There are signs that credit has peaked, with Standard Chartered estimating China’s debt-to-GDP ratio is stabilizing. The question for policy makers: will the deleveraging process spark a crunch or can they pull off a smooth landing?

“China’s policy makers need to walk a fine line between supporting growth and avoiding a further deterioration in debt metrics,” said David Mann, chief Asia economist at Standard Chartered. “They don’t want to let that genie back out of its bottle.”

  Export Downside Risk

China’s exports unexpectedly declined in April and imports slumped, adding downward pressure on an economy grappling with overcapacity and waning competitiveness.

Overseas shipments fell 6.2 percent from a year earlier in yuan value, the customs administration said in Beijing on Friday. That compared with the median estimate for a 0.9 percent rise in a Bloomberg survey of analysts. Imports slid 16.1 percent -- the fourth straight double-digit decline -- leaving a trade surplus of 210.21 billion yuan ($33.9 billion).

 “Exports, once regarded as a stabilizer for growth this year, are now becoming a downside risk,” said Li Wei, the China and Asia economist for Commonwealth Bank of Australia in Sydney. “The government has to do more to help growth.”

While Chinese exports to the US rose 9.2 percent in the January to April period in yuan terms, exports to the EU dropped 0.7 percent and shipments to Japan tumbled 12 percent, according to China’s customs administration.

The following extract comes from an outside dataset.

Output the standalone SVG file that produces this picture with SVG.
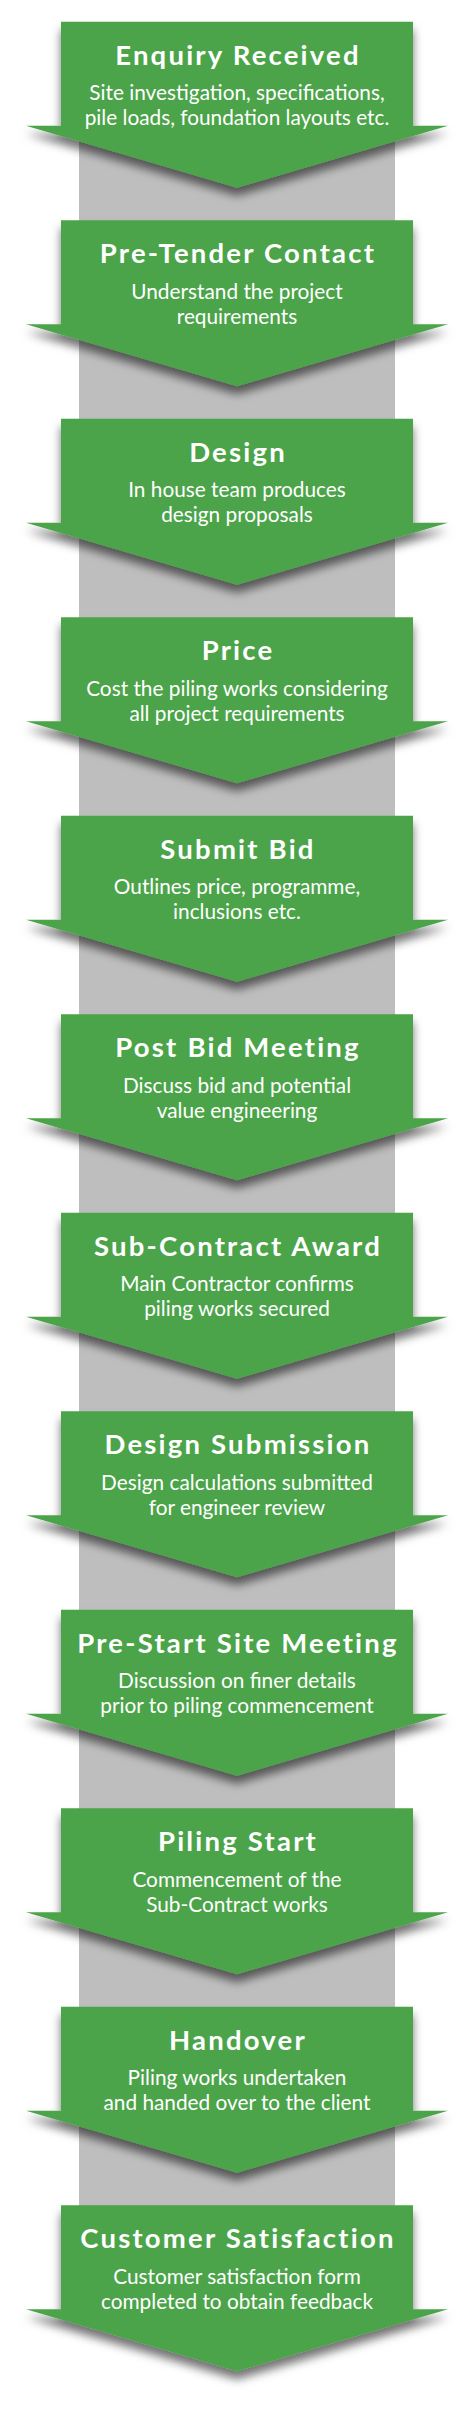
<svg xmlns="http://www.w3.org/2000/svg" width="474" height="2411" viewBox="0 0 474 2411">
<defs>
<filter id="sh" x="-20%" y="-20%" width="140%" height="160%">
<feDropShadow dx="0" dy="8" stdDeviation="5" flood-color="#000" flood-opacity="0.55"/>
</filter>
<polygon id="arrow" points="61,0 413,0 413,104 448,104 237,166 26,104 61,104"/>
</defs>
<style>
.a{fill:#4ca448;filter:url(#sh)}
.t{font-family:Lato,"Liberation Sans",sans-serif;font-weight:bold;font-size:27.5px;letter-spacing:2.2px;fill:#fff;text-anchor:middle}
.s{font-family:Lato,"Liberation Sans",sans-serif;font-size:20.8px;fill:#fff;text-anchor:middle}
</style>
<rect width="474" height="2411" fill="#fff"/>
<g id="spine">
<rect x="79" y="40" width="316" height="2230" fill="#bebebe"/>
</g>
<g id="n1" transform="translate(0,21.7)"><use href="#arrow" class="a"/><text class="t" x="238" y="43">Enquiry Received</text><text class="s" x="237" y="78.5">Site investigation, specifications,</text><text class="s" x="237" y="103.5">pile loads, foundation layouts etc.</text></g>
<g id="n2" transform="translate(0,220.2)"><use href="#arrow" class="a"/><text class="t" x="238" y="43">Pre-Tender Contact</text><text class="s" x="237" y="78.5">Understand the project</text><text class="s" x="237" y="103.5">requirements</text></g>
<g id="n3" transform="translate(0,418.7)"><use href="#arrow" class="a"/><text class="t" x="238" y="43">Design</text><text class="s" x="237" y="78.5">In house team produces</text><text class="s" x="237" y="103.5">design proposals</text></g>
<g id="n4" transform="translate(0,617.2)"><use href="#arrow" class="a"/><text class="t" x="238" y="43">Price</text><text class="s" x="237" y="78.5">Cost the piling works considering</text><text class="s" x="237" y="103.5">all project requirements</text></g>
<g id="n5" transform="translate(0,815.7)"><use href="#arrow" class="a"/><text class="t" x="238" y="43">Submit Bid</text><text class="s" x="237" y="78.5">Outlines price, programme,</text><text class="s" x="237" y="103.5">inclusions etc.</text></g>
<g id="n6" transform="translate(0,1014.2)"><use href="#arrow" class="a"/><text class="t" x="238" y="43">Post Bid Meeting</text><text class="s" x="237" y="78.5">Discuss bid and potential</text><text class="s" x="237" y="103.5">value engineering</text></g>
<g id="n7" transform="translate(0,1212.7)"><use href="#arrow" class="a"/><text class="t" x="238" y="43">Sub-Contract Award</text><text class="s" x="237" y="78.5">Main Contractor confirms</text><text class="s" x="237" y="103.5">piling works secured</text></g>
<g id="n8" transform="translate(0,1411.2)"><use href="#arrow" class="a"/><text class="t" x="238" y="43">Design Submission</text><text class="s" x="237" y="78.5">Design calculations submitted</text><text class="s" x="237" y="103.5">for engineer review</text></g>
<g id="n9" transform="translate(0,1609.7)"><use href="#arrow" class="a"/><text class="t" x="238" y="43">Pre-Start Site Meeting</text><text class="s" x="237" y="78.5">Discussion on finer details</text><text class="s" x="237" y="103.5">prior to piling commencement</text></g>
<g id="n10" transform="translate(0,1808.2)"><use href="#arrow" class="a"/><text class="t" x="238" y="43">Piling Start</text><text class="s" x="237" y="78.5">Commencement of the</text><text class="s" x="237" y="103.5">Sub-Contract works</text></g>
<g id="n11" transform="translate(0,2006.7)"><use href="#arrow" class="a"/><text class="t" x="238" y="43">Handover</text><text class="s" x="237" y="78.5">Piling works undertaken</text><text class="s" x="237" y="103.5">and handed over to the client</text></g>
<g id="n12" transform="translate(0,2205.2)"><use href="#arrow" class="a"/><text class="t" x="238" y="43">Customer Satisfaction</text><text class="s" x="237" y="78.5">Customer satisfaction form</text><text class="s" x="237" y="103.5">completed to obtain feedback</text></g>
</svg>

Exporters in the Pearl River Delta manufacturing hub (in Guangdong province of China) are facing persistent labor shortages and rising wages, according to a survey of manufacturing clients by Standard Chartered Plc. The nation’s 274 million migrant workers, the backbone of China’s labor-intensive manufacturing industry, are getting older and more expensive, with their average age increasing to 38.3 years in 2014 from 35.5 five years earlier, according to a quarterly survey from the National Bureau of Statistics.